> _Instructions for the task_:
Leave out all pictures. Return exactly the lines from the top of the material through the line containing "0.0051, 0.0050, 0.0049];".
____ Provided data
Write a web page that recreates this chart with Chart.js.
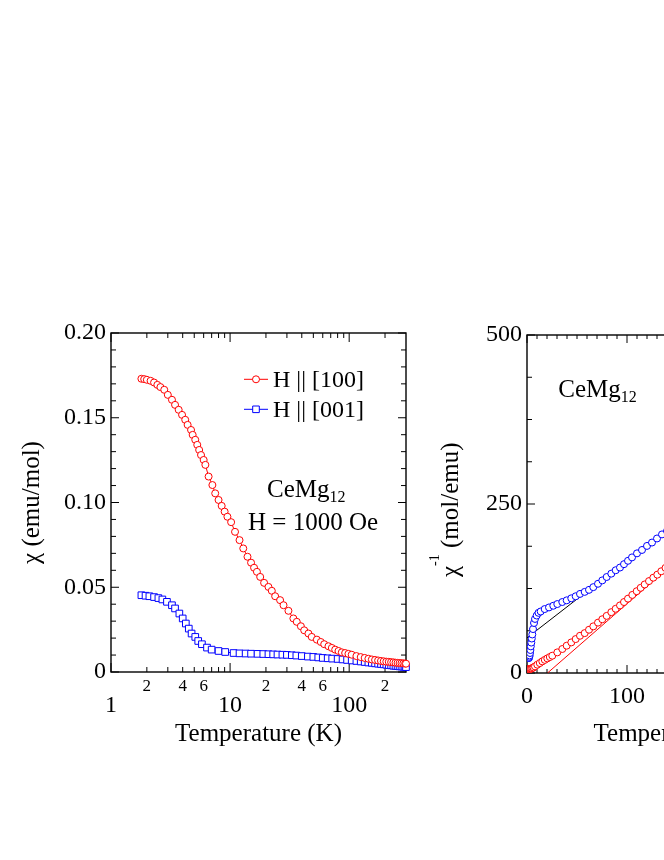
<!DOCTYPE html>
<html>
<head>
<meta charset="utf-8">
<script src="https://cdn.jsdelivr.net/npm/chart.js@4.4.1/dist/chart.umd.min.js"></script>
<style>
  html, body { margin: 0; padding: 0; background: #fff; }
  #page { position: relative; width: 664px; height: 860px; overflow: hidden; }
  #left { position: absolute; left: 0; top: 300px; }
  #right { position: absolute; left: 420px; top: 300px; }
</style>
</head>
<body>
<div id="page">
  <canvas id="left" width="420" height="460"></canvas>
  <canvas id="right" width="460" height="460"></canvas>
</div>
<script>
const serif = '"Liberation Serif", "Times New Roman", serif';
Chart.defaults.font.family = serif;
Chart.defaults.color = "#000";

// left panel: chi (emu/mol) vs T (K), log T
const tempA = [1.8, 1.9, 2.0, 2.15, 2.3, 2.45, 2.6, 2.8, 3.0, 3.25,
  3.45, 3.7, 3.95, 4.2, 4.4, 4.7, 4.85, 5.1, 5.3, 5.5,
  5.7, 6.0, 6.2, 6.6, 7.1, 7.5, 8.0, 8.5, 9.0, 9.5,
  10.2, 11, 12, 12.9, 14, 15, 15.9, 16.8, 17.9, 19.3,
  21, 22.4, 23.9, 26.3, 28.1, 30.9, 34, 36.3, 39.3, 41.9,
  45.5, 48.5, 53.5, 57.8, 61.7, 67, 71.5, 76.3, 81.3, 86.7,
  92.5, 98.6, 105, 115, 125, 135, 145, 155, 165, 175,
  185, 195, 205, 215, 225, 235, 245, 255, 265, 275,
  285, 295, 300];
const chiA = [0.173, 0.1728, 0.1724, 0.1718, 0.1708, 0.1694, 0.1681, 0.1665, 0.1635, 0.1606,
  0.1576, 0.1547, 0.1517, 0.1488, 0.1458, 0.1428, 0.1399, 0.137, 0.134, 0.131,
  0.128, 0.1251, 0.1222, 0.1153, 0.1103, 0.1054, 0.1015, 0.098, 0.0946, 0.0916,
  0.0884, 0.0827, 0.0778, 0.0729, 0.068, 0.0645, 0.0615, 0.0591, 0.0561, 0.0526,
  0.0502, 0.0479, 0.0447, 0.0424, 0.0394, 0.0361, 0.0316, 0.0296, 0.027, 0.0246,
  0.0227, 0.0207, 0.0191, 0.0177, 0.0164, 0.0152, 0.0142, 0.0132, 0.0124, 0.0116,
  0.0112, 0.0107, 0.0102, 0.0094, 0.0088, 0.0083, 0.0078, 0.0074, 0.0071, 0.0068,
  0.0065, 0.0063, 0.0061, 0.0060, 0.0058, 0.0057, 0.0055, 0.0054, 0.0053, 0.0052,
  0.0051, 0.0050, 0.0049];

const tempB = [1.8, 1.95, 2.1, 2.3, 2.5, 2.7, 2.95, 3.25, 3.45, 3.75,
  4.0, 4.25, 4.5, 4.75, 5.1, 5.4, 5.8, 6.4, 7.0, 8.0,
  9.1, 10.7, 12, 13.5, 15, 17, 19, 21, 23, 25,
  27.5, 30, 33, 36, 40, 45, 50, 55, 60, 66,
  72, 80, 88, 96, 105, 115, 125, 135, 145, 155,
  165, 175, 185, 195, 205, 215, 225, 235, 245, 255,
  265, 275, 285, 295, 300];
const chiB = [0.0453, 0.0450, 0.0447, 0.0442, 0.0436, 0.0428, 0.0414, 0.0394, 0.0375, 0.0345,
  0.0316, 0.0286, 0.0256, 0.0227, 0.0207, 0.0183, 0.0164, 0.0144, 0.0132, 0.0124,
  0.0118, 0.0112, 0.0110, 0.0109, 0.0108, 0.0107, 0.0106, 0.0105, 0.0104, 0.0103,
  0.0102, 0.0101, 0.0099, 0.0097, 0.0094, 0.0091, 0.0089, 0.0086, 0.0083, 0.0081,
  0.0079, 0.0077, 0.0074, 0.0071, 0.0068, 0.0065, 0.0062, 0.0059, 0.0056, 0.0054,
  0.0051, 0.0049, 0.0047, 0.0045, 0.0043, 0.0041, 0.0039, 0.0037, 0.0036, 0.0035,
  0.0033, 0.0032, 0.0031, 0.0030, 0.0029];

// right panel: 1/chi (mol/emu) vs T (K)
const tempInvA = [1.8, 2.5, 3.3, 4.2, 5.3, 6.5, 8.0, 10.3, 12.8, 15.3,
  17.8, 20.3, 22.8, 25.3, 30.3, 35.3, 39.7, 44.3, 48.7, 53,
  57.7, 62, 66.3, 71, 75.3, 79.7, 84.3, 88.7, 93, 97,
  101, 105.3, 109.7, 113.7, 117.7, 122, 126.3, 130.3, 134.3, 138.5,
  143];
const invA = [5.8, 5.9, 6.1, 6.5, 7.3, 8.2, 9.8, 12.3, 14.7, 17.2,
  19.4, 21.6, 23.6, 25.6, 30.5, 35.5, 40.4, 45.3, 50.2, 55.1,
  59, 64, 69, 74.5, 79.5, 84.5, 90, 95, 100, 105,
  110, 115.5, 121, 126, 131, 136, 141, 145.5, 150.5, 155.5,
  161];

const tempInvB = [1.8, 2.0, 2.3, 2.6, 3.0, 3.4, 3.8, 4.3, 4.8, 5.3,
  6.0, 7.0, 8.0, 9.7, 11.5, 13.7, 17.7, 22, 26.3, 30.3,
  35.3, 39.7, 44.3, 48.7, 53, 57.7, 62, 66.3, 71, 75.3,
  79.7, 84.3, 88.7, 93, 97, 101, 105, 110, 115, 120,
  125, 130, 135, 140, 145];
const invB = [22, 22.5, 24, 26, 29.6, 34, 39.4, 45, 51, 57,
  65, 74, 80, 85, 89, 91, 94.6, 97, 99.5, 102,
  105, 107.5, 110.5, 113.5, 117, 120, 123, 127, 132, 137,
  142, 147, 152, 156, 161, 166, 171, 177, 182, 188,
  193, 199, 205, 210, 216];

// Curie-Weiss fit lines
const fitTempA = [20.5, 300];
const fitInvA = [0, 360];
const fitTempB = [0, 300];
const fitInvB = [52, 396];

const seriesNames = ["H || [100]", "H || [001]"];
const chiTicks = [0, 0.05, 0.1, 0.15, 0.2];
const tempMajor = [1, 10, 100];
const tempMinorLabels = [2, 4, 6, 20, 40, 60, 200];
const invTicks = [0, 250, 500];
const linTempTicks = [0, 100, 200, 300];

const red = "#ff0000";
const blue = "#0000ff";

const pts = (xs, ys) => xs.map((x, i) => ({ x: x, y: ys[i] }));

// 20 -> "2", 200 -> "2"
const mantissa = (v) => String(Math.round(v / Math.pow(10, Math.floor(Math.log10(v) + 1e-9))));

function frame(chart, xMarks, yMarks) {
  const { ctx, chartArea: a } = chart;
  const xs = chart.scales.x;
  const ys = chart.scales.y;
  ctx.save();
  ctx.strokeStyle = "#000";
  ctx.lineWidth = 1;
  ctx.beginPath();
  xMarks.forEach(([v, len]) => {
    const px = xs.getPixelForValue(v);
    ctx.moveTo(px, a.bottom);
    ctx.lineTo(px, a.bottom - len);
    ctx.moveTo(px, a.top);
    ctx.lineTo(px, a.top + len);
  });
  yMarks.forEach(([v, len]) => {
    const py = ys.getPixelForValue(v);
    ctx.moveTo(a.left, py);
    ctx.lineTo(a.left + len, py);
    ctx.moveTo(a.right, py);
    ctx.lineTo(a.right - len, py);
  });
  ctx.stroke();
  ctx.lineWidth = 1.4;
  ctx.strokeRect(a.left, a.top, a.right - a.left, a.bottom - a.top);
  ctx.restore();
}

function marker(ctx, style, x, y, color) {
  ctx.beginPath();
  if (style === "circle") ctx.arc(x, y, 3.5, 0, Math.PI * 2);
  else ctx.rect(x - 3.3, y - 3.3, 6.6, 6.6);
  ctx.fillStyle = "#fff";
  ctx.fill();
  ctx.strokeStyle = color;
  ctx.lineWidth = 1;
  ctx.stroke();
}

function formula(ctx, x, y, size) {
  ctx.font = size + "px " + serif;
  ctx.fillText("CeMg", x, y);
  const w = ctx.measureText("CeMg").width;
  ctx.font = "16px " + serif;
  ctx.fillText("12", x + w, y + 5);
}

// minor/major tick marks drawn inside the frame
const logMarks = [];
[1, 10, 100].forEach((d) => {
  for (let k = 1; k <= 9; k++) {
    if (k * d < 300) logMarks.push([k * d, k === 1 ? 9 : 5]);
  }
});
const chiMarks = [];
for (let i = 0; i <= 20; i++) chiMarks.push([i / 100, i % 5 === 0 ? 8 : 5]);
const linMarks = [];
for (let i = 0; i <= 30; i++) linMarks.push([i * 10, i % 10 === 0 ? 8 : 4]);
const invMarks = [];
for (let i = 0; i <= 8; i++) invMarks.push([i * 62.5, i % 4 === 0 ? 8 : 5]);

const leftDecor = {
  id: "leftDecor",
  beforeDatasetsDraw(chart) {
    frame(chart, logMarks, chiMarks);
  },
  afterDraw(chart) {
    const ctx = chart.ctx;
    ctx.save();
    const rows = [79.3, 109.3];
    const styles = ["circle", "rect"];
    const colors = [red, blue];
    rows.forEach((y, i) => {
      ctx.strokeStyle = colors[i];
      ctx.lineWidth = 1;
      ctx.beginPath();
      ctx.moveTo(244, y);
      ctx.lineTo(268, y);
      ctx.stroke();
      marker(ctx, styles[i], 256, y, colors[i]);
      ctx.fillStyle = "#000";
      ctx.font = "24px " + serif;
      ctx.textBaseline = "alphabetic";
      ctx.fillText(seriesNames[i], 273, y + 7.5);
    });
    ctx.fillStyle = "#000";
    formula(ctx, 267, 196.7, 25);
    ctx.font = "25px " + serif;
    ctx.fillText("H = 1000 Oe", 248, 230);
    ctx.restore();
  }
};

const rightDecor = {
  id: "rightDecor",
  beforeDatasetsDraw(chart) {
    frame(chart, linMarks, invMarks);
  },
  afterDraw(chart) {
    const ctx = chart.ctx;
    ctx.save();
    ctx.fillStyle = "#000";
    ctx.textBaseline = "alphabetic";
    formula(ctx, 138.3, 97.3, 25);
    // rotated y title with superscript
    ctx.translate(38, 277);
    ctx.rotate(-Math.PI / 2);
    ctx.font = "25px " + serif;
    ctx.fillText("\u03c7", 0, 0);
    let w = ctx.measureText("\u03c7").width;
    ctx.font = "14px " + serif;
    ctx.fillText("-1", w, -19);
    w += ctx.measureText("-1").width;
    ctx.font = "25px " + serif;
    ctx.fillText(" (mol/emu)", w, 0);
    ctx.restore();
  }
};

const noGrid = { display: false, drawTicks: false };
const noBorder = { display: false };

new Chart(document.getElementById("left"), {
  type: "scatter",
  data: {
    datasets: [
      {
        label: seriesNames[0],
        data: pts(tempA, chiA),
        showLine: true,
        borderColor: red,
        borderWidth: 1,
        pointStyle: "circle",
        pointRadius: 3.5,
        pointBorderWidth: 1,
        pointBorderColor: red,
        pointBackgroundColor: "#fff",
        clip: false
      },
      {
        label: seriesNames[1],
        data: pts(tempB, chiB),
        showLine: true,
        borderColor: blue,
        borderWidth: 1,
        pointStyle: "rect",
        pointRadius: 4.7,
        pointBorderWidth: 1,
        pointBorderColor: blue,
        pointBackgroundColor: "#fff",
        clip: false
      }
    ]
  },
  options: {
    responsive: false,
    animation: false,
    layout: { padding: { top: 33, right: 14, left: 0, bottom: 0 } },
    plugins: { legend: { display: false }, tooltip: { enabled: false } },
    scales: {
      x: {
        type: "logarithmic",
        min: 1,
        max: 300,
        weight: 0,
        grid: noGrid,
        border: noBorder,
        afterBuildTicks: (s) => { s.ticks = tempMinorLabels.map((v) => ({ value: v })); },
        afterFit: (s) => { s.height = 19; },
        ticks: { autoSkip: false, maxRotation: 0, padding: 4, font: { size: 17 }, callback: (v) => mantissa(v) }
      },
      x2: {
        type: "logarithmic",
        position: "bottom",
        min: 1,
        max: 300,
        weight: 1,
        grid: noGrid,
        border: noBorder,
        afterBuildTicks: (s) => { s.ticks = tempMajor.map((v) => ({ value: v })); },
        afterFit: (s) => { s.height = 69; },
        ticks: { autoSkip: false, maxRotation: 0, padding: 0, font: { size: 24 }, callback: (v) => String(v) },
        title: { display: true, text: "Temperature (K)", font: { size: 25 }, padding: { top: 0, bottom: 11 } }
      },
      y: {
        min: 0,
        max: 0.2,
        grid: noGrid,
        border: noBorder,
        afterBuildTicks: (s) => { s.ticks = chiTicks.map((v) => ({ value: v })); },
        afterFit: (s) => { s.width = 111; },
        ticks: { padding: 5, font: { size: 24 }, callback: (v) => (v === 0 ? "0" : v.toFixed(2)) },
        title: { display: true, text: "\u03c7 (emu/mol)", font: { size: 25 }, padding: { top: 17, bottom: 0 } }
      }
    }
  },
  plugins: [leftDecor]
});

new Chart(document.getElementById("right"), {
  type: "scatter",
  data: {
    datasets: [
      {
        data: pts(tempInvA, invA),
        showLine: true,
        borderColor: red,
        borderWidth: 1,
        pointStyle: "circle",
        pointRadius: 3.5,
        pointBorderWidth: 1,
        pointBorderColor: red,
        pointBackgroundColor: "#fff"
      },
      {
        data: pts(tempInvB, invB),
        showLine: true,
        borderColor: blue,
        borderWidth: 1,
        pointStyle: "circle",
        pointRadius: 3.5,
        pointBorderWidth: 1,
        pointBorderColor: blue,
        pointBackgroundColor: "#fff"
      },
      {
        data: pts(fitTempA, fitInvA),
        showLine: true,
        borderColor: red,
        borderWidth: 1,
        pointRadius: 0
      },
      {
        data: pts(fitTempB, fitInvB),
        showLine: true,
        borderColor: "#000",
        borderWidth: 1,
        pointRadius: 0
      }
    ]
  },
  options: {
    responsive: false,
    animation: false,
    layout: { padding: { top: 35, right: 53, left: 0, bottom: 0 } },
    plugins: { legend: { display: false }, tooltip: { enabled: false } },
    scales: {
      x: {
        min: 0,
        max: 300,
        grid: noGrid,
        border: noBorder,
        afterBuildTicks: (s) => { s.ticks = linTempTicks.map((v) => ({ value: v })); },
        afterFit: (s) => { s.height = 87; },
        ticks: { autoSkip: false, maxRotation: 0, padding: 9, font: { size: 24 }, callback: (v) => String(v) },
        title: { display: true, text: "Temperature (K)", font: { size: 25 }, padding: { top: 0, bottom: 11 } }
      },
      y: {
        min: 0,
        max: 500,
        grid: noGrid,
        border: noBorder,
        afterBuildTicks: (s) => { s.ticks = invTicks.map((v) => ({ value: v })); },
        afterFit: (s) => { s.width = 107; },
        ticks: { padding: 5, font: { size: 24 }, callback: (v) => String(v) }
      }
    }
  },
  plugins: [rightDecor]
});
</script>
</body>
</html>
________
> _Correct response_:
Write a web page that recreates this chart with Chart.js.
<!DOCTYPE html>
<html>
<head>
<meta charset="utf-8">
<script src="https://cdn.jsdelivr.net/npm/chart.js@4.4.1/dist/chart.umd.min.js"></script>
<style>
  html, body { margin: 0; padding: 0; background: #fff; }
  #page { position: relative; width: 664px; height: 860px; overflow: hidden; }
  #left { position: absolute; left: 0; top: 300px; }
  #right { position: absolute; left: 420px; top: 300px; }
</style>
</head>
<body>
<div id="page">
  <canvas id="left" width="420" height="460"></canvas>
  <canvas id="right" width="460" height="460"></canvas>
</div>
<script>
const serif = '"Liberation Serif", "Times New Roman", serif';
Chart.defaults.font.family = serif;
Chart.defaults.color = "#000";

// left panel: chi (emu/mol) vs T (K), log T
const tempA = [1.8, 1.9, 2.0, 2.15, 2.3, 2.45, 2.6, 2.8, 3.0, 3.25,
  3.45, 3.7, 3.95, 4.2, 4.4, 4.7, 4.85, 5.1, 5.3, 5.5,
  5.7, 6.0, 6.2, 6.6, 7.1, 7.5, 8.0, 8.5, 9.0, 9.5,
  10.2, 11, 12, 12.9, 14, 15, 15.9, 16.8, 17.9, 19.3,
  21, 22.4, 23.9, 26.3, 28.1, 30.9, 34, 36.3, 39.3, 41.9,
  45.5, 48.5, 53.5, 57.8, 61.7, 67, 71.5, 76.3, 81.3, 86.7,
  92.5, 98.6, 105, 115, 125, 135, 145, 155, 165, 175,
  185, 195, 205, 215, 225, 235, 245, 255, 265, 275,
  285, 295, 300];
const chiA = [0.173, 0.1728, 0.1724, 0.1718, 0.1708, 0.1694, 0.1681, 0.1665, 0.1635, 0.1606,
  0.1576, 0.1547, 0.1517, 0.1488, 0.1458, 0.1428, 0.1399, 0.137, 0.134, 0.131,
  0.128, 0.1251, 0.1222, 0.1153, 0.1103, 0.1054, 0.1015, 0.098, 0.0946, 0.0916,
  0.0884, 0.0827, 0.0778, 0.0729, 0.068, 0.0645, 0.0615, 0.0591, 0.0561, 0.0526,
  0.0502, 0.0479, 0.0447, 0.0424, 0.0394, 0.0361, 0.0316, 0.0296, 0.027, 0.0246,
  0.0227, 0.0207, 0.0191, 0.0177, 0.0164, 0.0152, 0.0142, 0.0132, 0.0124, 0.0116,
  0.0112, 0.0107, 0.0102, 0.0094, 0.0088, 0.0083, 0.0078, 0.0074, 0.0071, 0.0068,
  0.0065, 0.0063, 0.0061, 0.0060, 0.0058, 0.0057, 0.0055, 0.0054, 0.0053, 0.0052,
  0.0051, 0.0050, 0.0049];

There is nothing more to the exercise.